Previsualization is an extremely valuable tool for filmmakers working with digital effects. Animatics (rough stand-in animation) can be generated on a quick turn-around and dropped into edited scenes to check timing and continuity.
But there is a drawback – animatics are often unable to convey the true feeling of a fully-rendered shot, in terms of motion and object scale. A movement that looks OK for untextured stand-in models may look too quick or awkward once the final models are substituted and motion blur is added.
Ideally the production pipeline should be able to accommodate additional iterations at this stage, but often it’s too late to make changes. Usually the in/out points and action timing must be locked early on during 3D production to allow music and sound work to proceed.

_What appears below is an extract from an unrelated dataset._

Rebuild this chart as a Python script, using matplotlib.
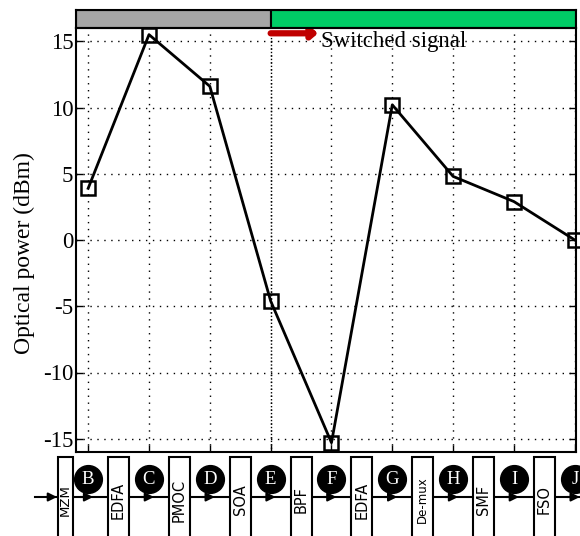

This problem results in shots that look mis-timed or out of scale, even though the lighting is as good as it can be. For example, I think I saw many cases of this in the new Spider-Man movies, like the shot in the video below where Spider-Man jumps onto the moving car.
The timing of the jump and landing probably looked fine in animatics, but when fully lit Spider-Man seems like he’s moving too quickly; there is a feeling of lightness to his body where instead there should be solid weight. I imagine the animator really wanted to have Spider-Man hang in the air for four or five more frames, but was stuck because Spider-Man has to touch the car at frame 19, since that’s when the sound effect is going to go off, and it’s too late to get that changed.
I call this phenomenon “animatic-itis.” Wishing you could make a timing improvement, but having your hands tied by the locked-down animatic.
I’ve been guilty of this myself, by the way. The airbag-bouncing shots in Roving Mars have less-than-ideal motion because we had to lock down the bounce timing for sound effects work a week or two before we finished tweaking the animation.